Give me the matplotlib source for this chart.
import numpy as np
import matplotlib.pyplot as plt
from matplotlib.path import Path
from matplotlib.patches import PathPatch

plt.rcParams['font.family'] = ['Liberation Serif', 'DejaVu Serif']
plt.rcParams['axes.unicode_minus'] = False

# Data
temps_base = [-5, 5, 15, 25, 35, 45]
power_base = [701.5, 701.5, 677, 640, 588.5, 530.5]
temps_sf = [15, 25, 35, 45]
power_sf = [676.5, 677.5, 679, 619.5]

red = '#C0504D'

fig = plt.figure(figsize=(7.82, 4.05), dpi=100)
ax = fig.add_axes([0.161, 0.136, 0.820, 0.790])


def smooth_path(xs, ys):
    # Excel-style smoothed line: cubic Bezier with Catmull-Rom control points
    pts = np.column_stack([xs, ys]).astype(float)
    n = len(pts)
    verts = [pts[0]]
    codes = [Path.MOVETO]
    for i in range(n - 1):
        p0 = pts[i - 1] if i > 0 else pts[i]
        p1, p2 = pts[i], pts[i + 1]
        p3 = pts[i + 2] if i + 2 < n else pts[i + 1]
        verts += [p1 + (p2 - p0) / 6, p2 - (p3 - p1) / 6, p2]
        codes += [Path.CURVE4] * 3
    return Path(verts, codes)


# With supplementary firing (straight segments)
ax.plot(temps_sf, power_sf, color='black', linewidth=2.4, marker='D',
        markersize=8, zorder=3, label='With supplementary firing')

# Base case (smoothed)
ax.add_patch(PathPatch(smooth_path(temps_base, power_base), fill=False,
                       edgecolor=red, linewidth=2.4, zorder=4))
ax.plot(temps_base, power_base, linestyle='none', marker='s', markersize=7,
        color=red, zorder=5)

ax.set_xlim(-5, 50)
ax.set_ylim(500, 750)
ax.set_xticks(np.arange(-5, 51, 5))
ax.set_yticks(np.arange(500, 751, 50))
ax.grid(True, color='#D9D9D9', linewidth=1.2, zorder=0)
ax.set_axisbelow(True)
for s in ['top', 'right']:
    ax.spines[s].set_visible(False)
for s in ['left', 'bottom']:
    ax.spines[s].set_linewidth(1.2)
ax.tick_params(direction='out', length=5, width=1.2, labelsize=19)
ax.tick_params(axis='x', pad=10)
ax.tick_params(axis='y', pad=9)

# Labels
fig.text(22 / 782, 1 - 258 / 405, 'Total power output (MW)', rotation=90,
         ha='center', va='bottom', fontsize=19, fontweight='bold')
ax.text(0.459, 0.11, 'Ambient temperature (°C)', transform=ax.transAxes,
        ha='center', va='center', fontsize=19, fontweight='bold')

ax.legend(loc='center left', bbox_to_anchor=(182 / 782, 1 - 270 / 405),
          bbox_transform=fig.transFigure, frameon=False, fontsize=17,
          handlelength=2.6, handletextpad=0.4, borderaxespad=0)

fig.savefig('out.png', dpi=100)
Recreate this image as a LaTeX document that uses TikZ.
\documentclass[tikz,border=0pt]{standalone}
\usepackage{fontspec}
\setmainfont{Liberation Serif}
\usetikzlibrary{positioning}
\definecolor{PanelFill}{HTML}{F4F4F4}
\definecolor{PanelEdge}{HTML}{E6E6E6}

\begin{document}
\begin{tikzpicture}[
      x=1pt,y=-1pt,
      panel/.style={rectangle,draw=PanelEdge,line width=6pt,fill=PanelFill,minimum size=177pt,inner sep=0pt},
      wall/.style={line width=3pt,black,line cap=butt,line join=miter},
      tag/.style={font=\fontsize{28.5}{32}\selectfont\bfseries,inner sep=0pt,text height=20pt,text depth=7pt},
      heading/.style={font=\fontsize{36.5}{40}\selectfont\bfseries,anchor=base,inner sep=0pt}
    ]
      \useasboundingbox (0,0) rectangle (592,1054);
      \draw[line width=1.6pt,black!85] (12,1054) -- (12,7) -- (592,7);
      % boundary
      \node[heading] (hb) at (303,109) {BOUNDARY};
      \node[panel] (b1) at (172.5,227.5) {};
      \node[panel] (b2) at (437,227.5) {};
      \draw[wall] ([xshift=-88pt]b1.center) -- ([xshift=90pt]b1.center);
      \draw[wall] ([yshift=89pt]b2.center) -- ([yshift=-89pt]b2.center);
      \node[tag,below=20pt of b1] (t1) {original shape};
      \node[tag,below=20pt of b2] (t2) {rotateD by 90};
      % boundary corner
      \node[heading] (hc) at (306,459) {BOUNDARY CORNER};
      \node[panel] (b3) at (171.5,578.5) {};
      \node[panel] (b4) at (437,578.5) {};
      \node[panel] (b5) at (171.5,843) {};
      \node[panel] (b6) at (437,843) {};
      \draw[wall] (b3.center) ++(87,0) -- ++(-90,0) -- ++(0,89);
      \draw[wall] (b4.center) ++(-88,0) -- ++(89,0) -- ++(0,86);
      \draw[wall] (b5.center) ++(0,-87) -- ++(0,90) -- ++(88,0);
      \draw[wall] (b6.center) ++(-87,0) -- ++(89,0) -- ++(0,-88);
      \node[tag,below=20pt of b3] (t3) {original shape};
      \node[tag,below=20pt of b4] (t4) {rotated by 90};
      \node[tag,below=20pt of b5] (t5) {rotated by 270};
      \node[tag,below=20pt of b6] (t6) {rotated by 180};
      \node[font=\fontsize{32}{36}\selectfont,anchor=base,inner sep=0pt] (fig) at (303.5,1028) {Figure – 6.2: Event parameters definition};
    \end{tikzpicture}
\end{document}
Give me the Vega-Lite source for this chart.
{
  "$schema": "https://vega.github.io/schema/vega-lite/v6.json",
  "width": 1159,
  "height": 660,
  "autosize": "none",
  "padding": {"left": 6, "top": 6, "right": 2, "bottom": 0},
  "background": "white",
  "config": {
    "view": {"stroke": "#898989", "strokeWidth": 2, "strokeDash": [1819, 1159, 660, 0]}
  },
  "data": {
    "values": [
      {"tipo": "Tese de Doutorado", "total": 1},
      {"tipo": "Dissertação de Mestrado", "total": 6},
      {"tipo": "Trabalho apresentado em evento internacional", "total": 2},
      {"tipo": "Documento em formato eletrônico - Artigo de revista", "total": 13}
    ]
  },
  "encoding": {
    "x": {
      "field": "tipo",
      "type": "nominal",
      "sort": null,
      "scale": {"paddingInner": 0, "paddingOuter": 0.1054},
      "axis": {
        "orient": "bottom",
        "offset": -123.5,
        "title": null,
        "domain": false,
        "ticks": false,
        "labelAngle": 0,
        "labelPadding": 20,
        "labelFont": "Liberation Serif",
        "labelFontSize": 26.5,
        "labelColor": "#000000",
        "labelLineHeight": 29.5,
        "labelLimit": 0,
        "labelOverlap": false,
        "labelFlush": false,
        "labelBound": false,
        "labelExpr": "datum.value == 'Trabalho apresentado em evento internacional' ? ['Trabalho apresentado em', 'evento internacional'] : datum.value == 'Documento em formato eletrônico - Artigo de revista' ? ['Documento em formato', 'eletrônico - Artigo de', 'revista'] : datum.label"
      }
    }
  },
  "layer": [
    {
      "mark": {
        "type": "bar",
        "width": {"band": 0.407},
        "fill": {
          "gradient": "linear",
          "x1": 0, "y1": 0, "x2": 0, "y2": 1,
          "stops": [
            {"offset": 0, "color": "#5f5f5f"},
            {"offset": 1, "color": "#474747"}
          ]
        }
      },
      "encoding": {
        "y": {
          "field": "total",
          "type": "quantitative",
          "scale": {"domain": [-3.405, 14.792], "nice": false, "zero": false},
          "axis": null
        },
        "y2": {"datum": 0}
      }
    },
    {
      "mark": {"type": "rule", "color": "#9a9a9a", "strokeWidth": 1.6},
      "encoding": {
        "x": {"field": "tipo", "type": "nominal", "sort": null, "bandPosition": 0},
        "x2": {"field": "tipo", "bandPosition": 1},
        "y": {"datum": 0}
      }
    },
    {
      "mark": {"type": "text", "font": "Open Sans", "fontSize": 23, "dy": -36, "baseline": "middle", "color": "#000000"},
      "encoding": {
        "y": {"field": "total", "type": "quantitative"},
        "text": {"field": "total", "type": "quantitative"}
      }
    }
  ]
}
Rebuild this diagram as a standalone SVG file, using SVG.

══════════════════════════════

== Goal ==
Count the lines in the records above that hold the word "standalone", and give only that number.

== Answer to the task ==
2